(Rows from a dataset of charts and code)

★ ★ ★ ★

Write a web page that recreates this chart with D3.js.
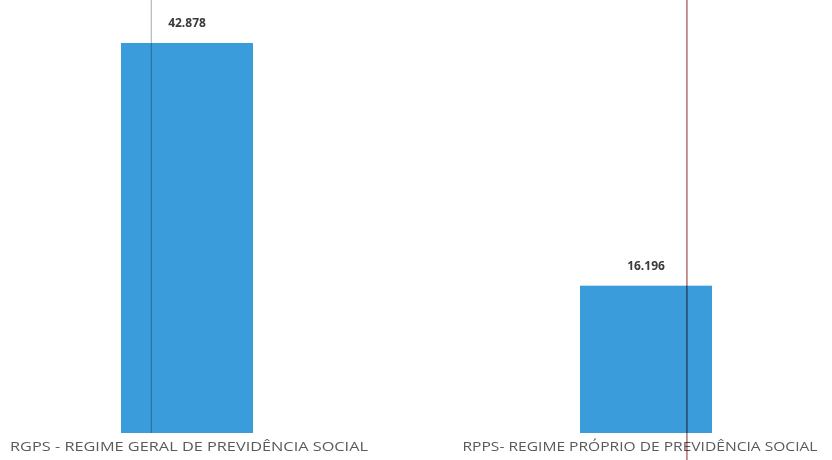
<!DOCTYPE html>
<html><head><meta charset="utf-8">
<script src="https://cdn.jsdelivr.net/npm/d3@7"></script>
<style>
html,body{margin:0;padding:0;background:#fff;}
svg{display:block;}
</style></head>
<body>
<svg id="c" width="832" height="460"></svg>
<script>
const categories = ["RGPS - REGIME GERAL DE PREVIDÊNCIA SOCIAL", "RPPS- REGIME PRÓPRIO DE PREVIDÊNCIA SOCIAL"];
const values = [42878, 16196];
const valueLabels = ["42.878", "16.196"];

const W = 832, H = 460;
const svg = d3.select("#c");

const x = d3.scaleBand().domain(categories).range([121, 712]).paddingInner(0.7124).paddingOuter(0);
const y = d3.scaleLinear().domain([0, 42878]).range([433, 43]);

// bars
svg.selectAll("rect.bar").data(values).join("rect")
  .attr("class","bar")
  .attr("x",(d,i)=>x(categories[i]))
  .attr("y",d=>y(d))
  .attr("width",x.bandwidth())
  .attr("height",d=>y(0)-y(d))
  .attr("fill","#3a9cdb");

// value labels
svg.selectAll("text.val").data(values).join("text")
  .attr("class","val")
  .attr("x",(d,i)=>x(categories[i])+x.bandwidth()/2)
  .attr("y",d=>y(d)-16)
  .attr("text-anchor","middle")
  .attr("font-family","'Open Sans', sans-serif")
  .attr("font-size",12)
  .attr("font-weight","bold")
  .attr("fill","#3a3a3a")
  .text((d,i)=>valueLabels[i]);

// category axis labels
const axis = d3.axisBottom(x).tickSize(0).tickPadding(9);
const g = svg.append("g").attr("transform",`translate(0,${y(0)})`).call(axis);
g.select(".domain").remove();
g.selectAll("text")
  .attr("font-family","'Open Sans', sans-serif")
  .attr("font-size",13)
  .attr("fill","#5a5a5a")
  .attr("dx",(d,i)=>i===0?2:-6)
  .attr("textLength",(d,i)=>i===0?358:355)
  .attr("lengthAdjust","spacingAndGlyphs");

// scan artefact lines crossing the bars
const guideFrac = [0.23, 0.81];
const guideColor = ["#bcbcc4", "#a55a5a"];
const guideEnd = [y(0), H];
svg.selectAll("line.guide").data(guideFrac).join("line")
  .attr("class","guide")
  .attr("x1",(f,i)=>x(categories[i])+x.bandwidth()*f)
  .attr("x2",(f,i)=>x(categories[i])+x.bandwidth()*f)
  .attr("y1",0)
  .attr("y2",(f,i)=>guideEnd[i])
  .attr("stroke",(f,i)=>guideColor[i])
  .attr("stroke-width",1.3)
  .style("mix-blend-mode","multiply");
</script>
</body></html>
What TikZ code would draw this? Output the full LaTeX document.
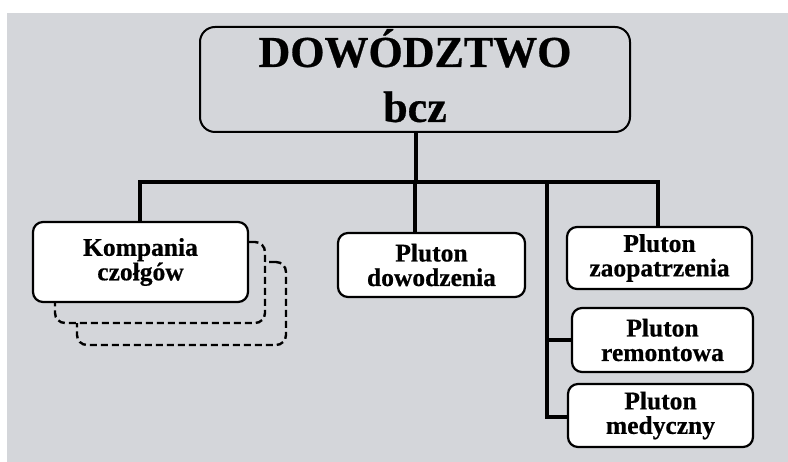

★ ★ ★ ★

- **Your task**: All of the material above should be reproduced exactly, except the pictures.

- **Answer below**:
Write a web page that recreates this chart with D3.js.
<!DOCTYPE html>
<html><head><meta charset="utf-8">
<script src="https://cdn.jsdelivr.net/npm/d3@7"></script>
<style>
html,body{margin:0;padding:0;background:#fff;}
svg{display:block;}
</style></head>
<body>
<svg id="c" width="832" height="460"></svg>
<script>
const categories = ["RGPS - REGIME GERAL DE PREVIDÊNCIA SOCIAL", "RPPS- REGIME PRÓPRIO DE PREVIDÊNCIA SOCIAL"];
const values = [42878, 16196];
const valueLabels = ["42.878", "16.196"];

const W = 832, H = 460;
const svg = d3.select("#c");

const x = d3.scaleBand().domain(categories).range([121, 712]).paddingInner(0.7124).paddingOuter(0);
const y = d3.scaleLinear().domain([0, 42878]).range([433, 43]);

// bars
svg.selectAll("rect.bar").data(values).join("rect")
  .attr("class","bar")
  .attr("x",(d,i)=>x(categories[i]))
  .attr("y",d=>y(d))
  .attr("width",x.bandwidth())
  .attr("height",d=>y(0)-y(d))
  .attr("fill","#3a9cdb");

// value labels
svg.selectAll("text.val").data(values).join("text")
  .attr("class","val")
  .attr("x",(d,i)=>x(categories[i])+x.bandwidth()/2)
  .attr("y",d=>y(d)-16)
  .attr("text-anchor","middle")
  .attr("font-family","'Open Sans', sans-serif")
  .attr("font-size",12)
  .attr("font-weight","bold")
  .attr("fill","#3a3a3a")
  .text((d,i)=>valueLabels[i]);

// category axis labels
const axis = d3.axisBottom(x).tickSize(0).tickPadding(9);
const g = svg.append("g").attr("transform",`translate(0,${y(0)})`).call(axis);
g.select(".domain").remove();
g.selectAll("text")
  .attr("font-family","'Open Sans', sans-serif")
  .attr("font-size",13)
  .attr("fill","#5a5a5a")
  .attr("dx",(d,i)=>i===0?2:-6)
  .attr("textLength",(d,i)=>i===0?358:355)
  .attr("lengthAdjust","spacingAndGlyphs");

// scan artefact lines crossing the bars
const guideFrac = [0.23, 0.81];
const guideColor = ["#bcbcc4", "#a55a5a"];
const guideEnd = [y(0), H];
svg.selectAll("line.guide").data(guideFrac).join("line")
  .attr("class","guide")
  .attr("x1",(f,i)=>x(categories[i])+x.bandwidth()*f)
  .attr("x2",(f,i)=>x(categories[i])+x.bandwidth()*f)
  .attr("y1",0)
  .attr("y2",(f,i)=>guideEnd[i])
  .attr("stroke",(f,i)=>guideColor[i])
  .attr("stroke-width",1.3)
  .style("mix-blend-mode","multiply");
</script>
</body></html>
What TikZ code would draw this? Output the full LaTeX document.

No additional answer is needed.